After signing the petition yesterday, I sat here feeling useless. What on earth can I do for these people other than sign some petition that yes, is going to be delivered to some UN bod, and yes, has now almost 480,000 signatures (that is around 150000 signatures since I signed sometime less than 24 hours ago). I can join marches, I can protest (I have not protested for anything before but I have found that there is a local protest on Saturday), I can pray, but can I really do anything?
In the case of natural disasters and the like, although I mostly don't do anything, I always feel I can, or rather could. I could send money, food, clothes, whatever the need was...it feels like something can be done. Against something like this, it just feels such a world away in terms of knowledge, experience, abilities...
I went onto the BBC website this morning to read more, see if there was anymore news, see if I could understand anymore. There was nothing on the front page. I did track down heaps on information eventually (after a couple of wrong guesses at where Burma would be bracketed in the BBC's global chunks - falling on the border between their South Asia pages and their Asia-Pacific pages (the second one having the more information)).
When it comes down to it, petitions (there is lots more information out there about other petitions, ways of making your voice heard etc etc), rallies and prayers are probably all I can offer in this instance so I shall have to do my best with all of them.

Spring is Sprung

Spring has sprung, the grass is riz
Look at where the birdies is
The birdies on the wing.
On the wing? But that's absurd!
The wing is on the bird.
(Having hunted for this poem that my dad used to say when I was little, it seems there is a wide range of versions and almost as wide a range of possible authors, so no credits here!)
Spring have sprung means the winds, the winds have returned! Today is the worst day yet this spring and, having not spent spring in this house before, it is kinda scary. Everything is rattling, the chimney is howling, as Husbink put it, we don't have a draft in the bathroom, we have a breeze!
Very, very glad Husbink took the car to work this morning instead of cycling...

Thursday, September 27, 2007

Things I Don't Do Enough

1. Breathe

Not normal breathing, but slow, deep breathing.

I went to yoga this week for the first time in quite a while and after that first five minutes I was ready to leave - not because it was bad but because I'd done what I really needed to do.
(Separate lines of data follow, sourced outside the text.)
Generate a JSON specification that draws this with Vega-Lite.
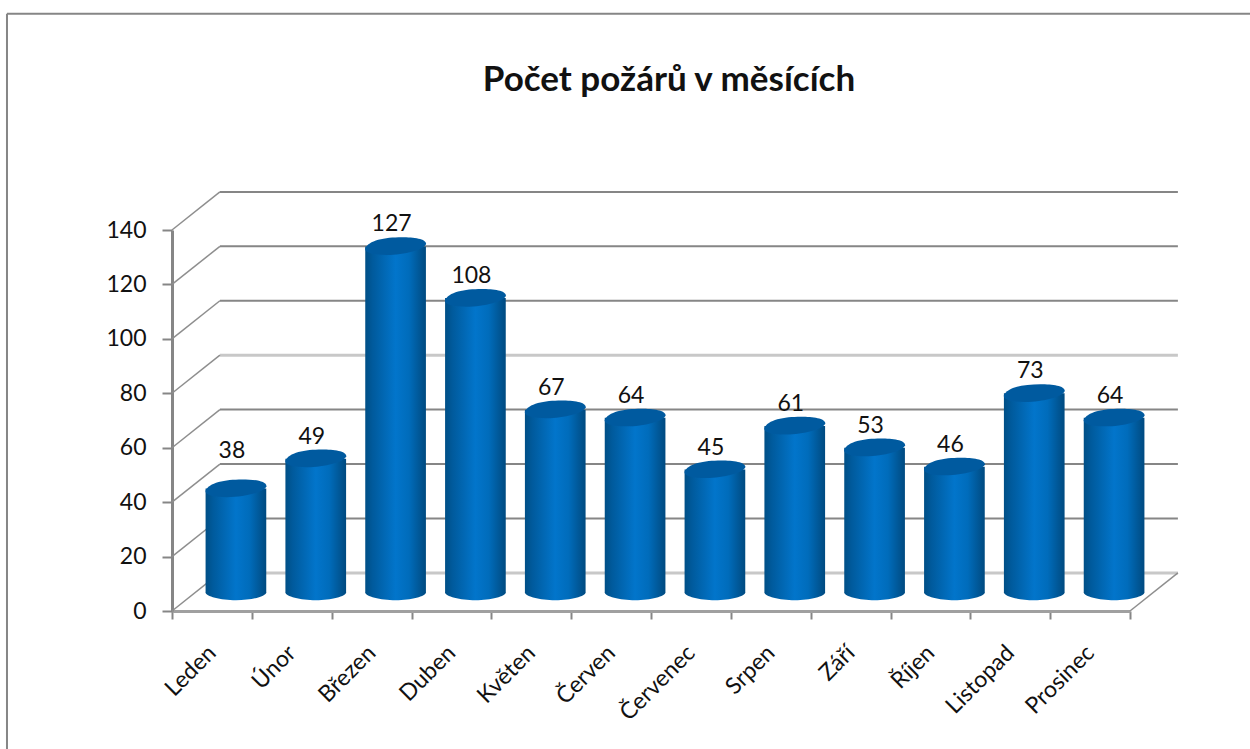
{
"$schema":"https://vega.github.io/schema/vega-lite/v6.json",
"width":958,"height":381,
"autosize":{"type":"none"},
"padding":{"left":172,"top":230,"right":120,"bottom":138},
"background":"white",
"title":{"text":"Počet požárů v měsících","font":"Lato","fontSize":35,"fontWeight":"bold","color":"#111111","anchor":"middle","dx":18,"offset":-85,"frame":"group"},
"config":{"view":{"stroke":null},"text":{"font":"Lato"}},
"datasets":{
"months":[
{"mesic":"Leden","pocet":38},{"mesic":"Únor","pocet":49},{"mesic":"Březen","pocet":127},{"mesic":"Duben","pocet":108},
{"mesic":"Květen","pocet":67},{"mesic":"Červen","pocet":64},{"mesic":"Červenec","pocet":45},{"mesic":"Srpen","pocet":61},
{"mesic":"Září","pocet":53},{"mesic":"Říjen","pocet":46},{"mesic":"Listopad","pocet":73},{"mesic":"Prosinec","pocet":64}],
"wallDark":[{"a":0.6,"b":12.6,"v":154},{"a":0.6,"b":12.6,"v":134},{"a":0.6,"b":12.6,"v":114},{"a":0.6,"b":12.6,"v":74},{"a":0.6,"b":12.6,"v":54},{"a":0.6,"b":12.6,"v":34}],
"wallLight":[{"a":0.6,"b":12.6,"v":94},{"a":0.6,"b":12.6,"v":14}],
"diagonals":[{"a":0,"b":0.6,"v":0,"w":14},{"a":0,"b":0.6,"v":20,"w":34},{"a":0,"b":0.6,"v":40,"w":54},{"a":0,"b":0.6,"v":60,"w":74},{"a":0,"b":0.6,"v":80,"w":94},{"a":0,"b":0.6,"v":100,"w":114},{"a":0,"b":0.6,"v":120,"w":134},{"a":0,"b":0.6,"v":140,"w":154},{"a":12,"b":12.6,"v":0,"w":14}],
"frame":[{"a":-2.067,"b":13.6,"v":219.5,"w":219.5},{"a":-2.067,"b":-2.067,"v":219.5,"w":-51}]
},
"layer":[
{"data":{"name":"frame"},"mark":{"type":"rule","color":"#868686","strokeWidth":2,"clip":false},
 "encoding":{"x":{"field":"a","type":"quantitative","scale":{"domain":[0,12],"nice":false,"zero":false},"axis":null},"x2":{"field":"b"},
 "y":{"field":"v","type":"quantitative","scale":{"domain":[0,140],"nice":false},"axis":{"values":[0,20,40,60,80,100,120,140],"title":null,"grid":false,"labelFont":"Lato","labelFontSize":23,"labelColor":"#111111","labelPadding":16,"tickSize":10,"tickWidth":2,"tickColor":"#868686","domainColor":"#868686","domainWidth":3}},"y2":{"field":"w"}}},
{"data":{"name":"wallLight"},"mark":{"type":"rule","color":"#c8c8c8","strokeWidth":3},
 "encoding":{"x":{"field":"a","type":"quantitative","scale":{"domain":[0,12],"nice":false,"zero":false},"axis":null},"x2":{"field":"b"},"y":{"field":"v","type":"quantitative"}}},
{"data":{"name":"wallDark"},"mark":{"type":"rule","color":"#868686","strokeWidth":2},
 "encoding":{"x":{"field":"a","type":"quantitative","scale":{"domain":[0,12],"nice":false,"zero":false},"axis":null},"x2":{"field":"b"},"y":{"field":"v","type":"quantitative"}}},
{"data":{"name":"diagonals"},"mark":{"type":"rule","color":"#8e8e8e","strokeWidth":1.5},
 "encoding":{"x":{"field":"a","type":"quantitative","scale":{"domain":[0,12],"nice":false,"zero":false},"axis":null},"x2":{"field":"b"},"y":{"field":"v","type":"quantitative"},"y2":{"field":"w"}}},
{"data":{"name":"months"},"mark":{"type":"point","filled":true,"opacity":1,"size":3721,"xOffset":24,"yOffset":-19,"shape":"M-1,0 L1,0 C1,0.15 0.5,0.27 0,0.27 C-0.5,0.27 -1,0.15 -1,0 Z","fill":{"gradient":"linear","x1":0,"x2":1,"y1":0,"y2":0,"stops":[{"offset":0,"color":"#004f86"},{"offset":0.12,"color":"#005a9c"},{"offset":0.5,"color":"#0275cb"},{"offset":0.72,"color":"#006cbb"},{"offset":1,"color":"#004a80"}]}},
 "encoding":{"x":{"field":"mesic","type":"nominal","sort":null,"scale":{"domain":["Leden","Únor","Březen","Duben","Květen","Červen","Červenec","Srpen","Září","Říjen","Listopad","Prosinec"],"paddingInner":0,"paddingOuter":0},"axis":null},"y":{"datum":0}}},
{"data":{"name":"months"},"mark":{"type":"bar","width":{"band":0.76},"xOffset":24,"yOffset":-19,"y2Offset":-19,"fill":{"gradient":"linear","x1":0,"x2":1,"y1":0,"y2":0,"stops":[{"offset":0,"color":"#004f86"},{"offset":0.12,"color":"#005a9c"},{"offset":0.5,"color":"#0275cb"},{"offset":0.72,"color":"#006cbb"},{"offset":1,"color":"#004a80"}]}},
 "encoding":{"x":{"field":"mesic","type":"nominal","sort":null,"scale":{"domain":["Leden","Únor","Březen","Duben","Květen","Červen","Červenec","Srpen","Září","Říjen","Listopad","Prosinec"],"paddingInner":0,"paddingOuter":0},"axis":{"title":null,"tickBand":"extent","labelAngle":-45,"labelAlign":"right","labelBaseline":"middle","labelPadding":30,"labelFont":"Lato","labelFontSize":23,"labelColor":"#111111","tickSize":8,"tickWidth":2,"tickColor":"#868686","domainColor":"#a0a0a0","domainWidth":3}},
 "y":{"field":"pocet","type":"quantitative"},"y2":{"datum":0}}},
{"data":{"name":"months"},"mark":{"type":"point","filled":true,"opacity":1,"size":3721,"xOffset":24,"yOffset":-19,"fill":"#005a9f","stroke":"#3f8dc2","strokeWidth":0.03,"shape":"M-1,0.08 C-0.9,-0.2 -0.35,-0.3 0.2,-0.3 C0.6,-0.3 1,-0.25 1,-0.08 C0.95,0.1 0.3,0.28 -0.3,0.28 C-0.7,0.28 -1,0.22 -1,0.08 Z"},
 "encoding":{"x":{"field":"mesic","type":"nominal","sort":null,"scale":{"domain":["Leden","Únor","Březen","Duben","Květen","Červen","Červenec","Srpen","Září","Říjen","Listopad","Prosinec"],"paddingInner":0,"paddingOuter":0},"axis":null},"y":{"field":"pocet","type":"quantitative"}}},
{"data":{"name":"months"},"transform":[{"filter":"datum.mesic !== 'Leden'"}],"mark":{"type":"text","font":"Lato","fontSize":23,"color":"#111111","xOffset":20,"yOffset":-41,"baseline":"middle"},
 "encoding":{"x":{"field":"mesic","type":"nominal","sort":null,"scale":{"domain":["Leden","Únor","Březen","Duben","Květen","Červen","Červenec","Srpen","Září","Říjen","Listopad","Prosinec"],"paddingInner":0,"paddingOuter":0},"axis":null},"y":{"field":"pocet","type":"quantitative"},"text":{"field":"pocet","type":"quantitative"}}},
{"data":{"name":"months"},"transform":[{"filter":"datum.mesic === 'Leden'"}],"mark":{"type":"text","font":"Lato","fontSize":23,"color":"#111111","xOffset":20,"yOffset":-57,"baseline":"middle"},
 "encoding":{"x":{"field":"mesic","type":"nominal","sort":null,"scale":{"domain":["Leden","Únor","Březen","Duben","Květen","Červen","Červenec","Srpen","Září","Říjen","Listopad","Prosinec"],"paddingInner":0,"paddingOuter":0},"axis":null},"y":{"field":"pocet","type":"quantitative"},"text":{"field":"pocet","type":"quantitative"}}}
],
"resolve":{"scale":{"x":"independent"}}
}
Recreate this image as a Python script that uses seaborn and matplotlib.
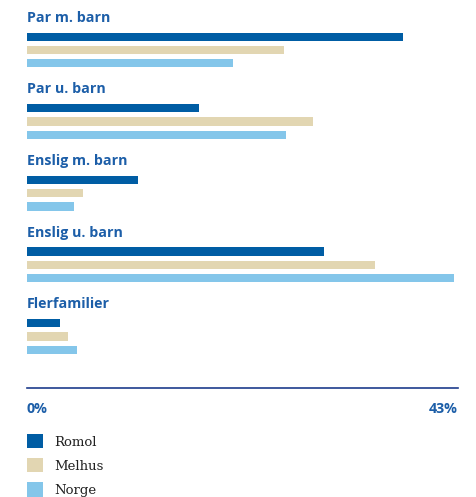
import matplotlib
matplotlib.use("Agg")
import matplotlib.pyplot as plt
import seaborn as sns
import pandas as pd
from matplotlib import font_manager as fm

categories = ["Par m. barn", "Par u. barn", "Enslig m. barn", "Enslig u. barn", "Flerfamilier"]
regions = ["Romol", "Melhus", "Norge"]
romol = [37.5, 17.2, 11.1, 29.6, 3.3]
melhus = [25.6, 28.5, 5.6, 34.7, 4.1]
norge = [20.6, 25.8, 4.7, 42.6, 5.0]
x_ticks = [0, 43]
x_ticklabels = ["0%", "43%"]

colors = ["#005DA4", "#E2D6B2", "#84C6EA"]
label_blue = "#1C5EA8"

rows = []
for series, name in zip([romol, melhus, norge], regions):
    for cat, v in zip(categories, series):
        rows.append({"category": cat, "region": name, "value": v})
df = pd.DataFrame(rows)

sns.set_theme(style="white")

# pick a sans family that has a real bold face
bold_family = "DejaVu Sans"
for fam in ["Open Sans", "Noto Sans", "Lato", "Roboto"]:
    try:
        p = fm.findfont(fm.FontProperties(family=fam, weight="bold"), fallback_to_default=False)
        if "bold" in p.lower():
            bold_family = fam
            break
    except Exception:
        pass
plt.rcParams["font.family"] = [bold_family, "DejaVu Sans"]

W, H = 477, 497
fig = plt.figure(figsize=(W / 100, H / 100), dpi=100)
ax_top_px, ax_bot_px = 3, 388
ax = fig.add_axes([27 / W, 1 - ax_bot_px / H, 431 / W, (ax_bot_px - ax_top_px) / H])

sns.barplot(data=df, x="value", y="category", hue="region", order=categories,
            hue_order=regions, palette=colors, orient="h", width=0.555, gap=0.38,
            ax=ax, saturation=1, linewidth=0)

unit = 71.6
c0 = 50
ax.set_ylim((ax_bot_px - c0) / unit, (ax_top_px - c0) / unit)
ax.set_xlim(0, 43)

for i, cat in enumerate(categories):
    ax.text(0, i - 0.45, cat, ha="left", va="center", fontsize=10.3,
            fontweight="bold", color=label_blue)

ax.set_yticks([])
ax.set_xlabel("")
ax.set_ylabel("")
ax.set_xticks(x_ticks)
ax.set_xticklabels(x_ticklabels, fontsize=10.3, fontweight="bold", color=label_blue)
labs = ax.get_xticklabels()
labs[0].set_ha("left")
labs[-1].set_ha("right")
ax.tick_params(axis="x", length=0, pad=10)
for s in ["top", "right", "left"]:
    ax.spines[s].set_visible(False)
ax.spines["bottom"].set_color("#1E3C8C")
ax.spines["bottom"].set_linewidth(1.2)

handles, labels = ax.get_legend_handles_labels()
ax.get_legend().remove()
fig.legend(handles, labels, loc="upper left", bbox_to_anchor=(27 / W, 1 - 434 / H),
           frameon=False, borderpad=0, borderaxespad=0, handlelength=1.25,
           handleheight=1.3, handletextpad=0.8, labelspacing=0.72,
           prop={"family": "DejaVu Serif", "size": 9.5}, labelcolor="#222222")

fig.savefig("out.png", dpi=100)
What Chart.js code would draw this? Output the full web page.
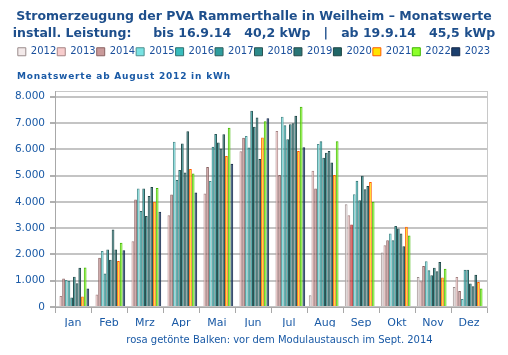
<!DOCTYPE html>
<html><head><meta charset="utf-8">
<script src="https://cdn.jsdelivr.net/npm/chart.js@4"></script>
<style>html,body{margin:0;padding:0;background:#fff;}</style>
</head><body>
<canvas id="c" width="508" height="355"></canvas>
<script>
const months = ['Jan','Feb','Mrz','Apr','Mai','Jun','Jul','Aug','Sep','Okt','Nov','Dez'];
const years = ['2012','2013','2014','2015','2016','2017','2018','2019','2020','2021','2022','2023'];
const v2012 = [null,null,null,null,null,null,null,450,3910,2070,1140,760];
const v2013 = [420,480,2500,3490,4320,5930,6700,5180,3490,2350,980,1140];
const v2014 = [1080,1870,4090,4280,5330,6440,5020,4510,3140,2540,1560,610];
const v2015 = [1030,2130,4510,6290,4790,6510,7240,6200,4290,2800,1740,300];
const v2016 = [1000,1270,3650,4830,6100,6070,6920,6310,4800,2540,1400,1420];
const v2017 = [360,2190,4510,5210,6580,7470,6380,5680,4060,3080,1210,1420];
const v2018 = [1150,1800,3460,6220,6260,6860,6950,5870,4990,2990,1490,890];
const v2019 = [900,2950,4220,5120,6030,7210,6990,5940,4480,2800,1360,790];
const v2020 = [1490,2190,4570,6690,6570,5630,7280,5500,4600,2310,1710,1230];
const v2021 = [400,1750,4000,5250,5750,6450,5940,5020,4760,3050,1120,950];
const v2022 = [1500,2440,4530,5080,6820,7070,7620,6310,4000,2720,1460,700];
const v2023 = [700,2160,3620,4360,5450,7180,6080,null,null,null,null,null];
const seriesValues = [v2012,v2013,v2014,v2015,v2016,v2017,v2018,v2019,v2020,v2021,v2022,v2023];
const yTickValues = [0,1000,2000,3000,4000,5000,6000,7000,8000];

const titleLines = ['Stromerzeugung der PVA Rammerthalle in Weilheim \u2013 Monatswerte',
  'install. Leistung:\u00a0\u00a0\u00a0\u00a0\u00a0bis 16.9.14\u00a0\u00a0\u00a040,2 kWp\u00a0\u00a0\u00a0|\u00a0\u00a0\u00a0ab 19.9.14\u00a0\u00a0\u00a045,5 kWp'];
const subtitleText = 'Monatswerte ab August 2012 in kWh';
const noteText = 'rosa get\u00f6nte Balken: vor dem Modulaustausch im Sept. 2014';

const fills = ['#f3eaea','#f7cccc','#c99a9a','#78e2e2','#38bcbc','#2f9d9d','#2d8a8a','#2a7676','#206666','#ffe400','#8cff2a','#1b3f6e'];
const borders = ['#9a8c8c','#a68484','#8a6262','#4f8f8f','#2f6f6f','#2d5c5c','#2a5252','#264a4a','#1d4444','#ff5a00','#3fb400','#15294a'];
const exchangeMonth = 8; // Sept 2014 bar (module exchange)

const BLUE = '#1a5aa6';
const TITLE_BLUE = '#1e4f8c';

function fmt(v){
  if (v >= 1000) return Math.floor(v/1000) + '.' + String(v % 1000).padStart(3,'0');
  return String(v);
}

const datasets = years.map((y, i) => {
  let bg = fills[i], bd = borders[i];
  if (y === '2014') {
    bg = months.map((m, k) => k === exchangeMonth ? '#e04848' : fills[i]);
    bd = months.map((m, k) => k === exchangeMonth ? '#a83030' : borders[i]);
  }
  return {
    label: y, data: seriesValues[i],
    backgroundColor: bg, borderColor: bd, borderWidth: 1,
    categoryPercentage: 0.9, barPercentage: 1.0
  };
});

const textPlugin = {
  id: 'texts',
  afterDraw(chart){
    const ctx = chart.ctx;
    ctx.save();
    ctx.fillStyle = BLUE;
    ctx.textBaseline = 'middle';
    ctx.textAlign = 'left';
    ctx.font = 'bold 9px "DejaVu Sans"';
    try { ctx.letterSpacing = '0.8px'; } catch(e) {}
    ctx.fillText(subtitleText, 17, 77);
    try { ctx.letterSpacing = '0px'; } catch(e) {}
    ctx.font = '10px "DejaVu Sans"';
    ctx.textAlign = 'center';
    ctx.fillText(noteText, 279.5, 340);
    ctx.restore();
  }
};

Chart.defaults.font.family = '"DejaVu Sans"';
new Chart(document.getElementById('c'), {
  type: 'bar',
  data: { labels: months, datasets },
  options: {
    responsive: false, animation: false, devicePixelRatio: 1,
    layout: { padding: { left: 0, right: 0, top: 0, bottom: 28 } },
    plugins: {
      title: { display: true, text: titleLines, color: TITLE_BLUE,
        font: { size: 12.5, weight: 'bold', lineHeight: 1.35 }, padding: { top: 8, bottom: 4 } },
      legend: { display: true, position: 'top',
        labels: { boxWidth: 8, boxHeight: 8, padding: 1, color: '#1a4f9c', font: { size: 10 } } },
      tooltip: { enabled: false }
    },
    scales: {
      x: {
        type: 'category', position: 'bottom',
        grid: { display: true, drawOnChartArea: false, offset: true, tickLength: 6, color: '#a8a8a8' },
        border: { display: true, color: '#a8a8a8' },
        ticks: { color: BLUE, font: { size: 11 }, padding: 4, maxRotation: 0 },
        afterFit: s => { s.height = 20; }
      },
      x2: {
        type: 'category', position: 'top', axis: 'x',
        grid: { display: false }, ticks: { display: false },
        border: { display: true, color: '#c8c8c8' },
        afterFit: s => { s.height = 25; }
      },
      y: {
        type: 'linear', position: 'left', min: 0, max: 8190,
        afterBuildTicks: s => { s.ticks = yTickValues.map(v => ({ value: v })); },
        ticks: { color: BLUE, font: { size: 10.5 }, padding: 5, callback: v => fmt(v) },
        grid: { color: '#c4c4c4', lineWidth: 2, tickLength: 5, tickColor: '#b0b0b0' },
        border: { display: true, color: '#a8a8a8' },
        afterFit: s => { s.width = 55; }
      },
      y2: {
        type: 'linear', position: 'right',
        grid: { display: false }, ticks: { display: false },
        border: { display: true, color: '#c8c8c8' },
        afterFit: s => { s.width = 21; }
      }
    }
  },
  plugins: [textPlugin]
});
</script>
</body></html>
I'd sat still, comfortably but with good posture, and I'd focussed on my breathing. Slow, deep breaths. I felt instantly amazing and healthy.

2. Go to this cinema

Husbink and I went for a date on Tuesday afternoon. The cinema is small and lovely and has a cafe. We went in to watch the film, sat down on our two seater sofa, cushions and all, me with a pot of earl grey (I'm still liking coffee but I'm back on tea too!), Husbink with his moccachino and had a thoroughly enjoyable time.

3. Watch

As you are by now all well aware, I "do" a lot. I have lists, I must achieve! But watching, like deep breathing, is so good. Today, I'm watching the rain (and being grateful for my long socks and little heater). But watching the sea, watching people, watching birds, watching flowers in the breeze, watching sun and shadows...

4. Stop procrastinating

This week, I've been writing two talks and a reflection for our church's women's retreat this weekend. It is my top priority at the moment, I really want to do it - and to do it well so that the women get something out of the weekend...and yet, here I am. So much of this week has disappeared in a fog of procrastination!

5. Smile

It's not that I don't smile a lot anyway, but I think that is an area where there is always room for improvement.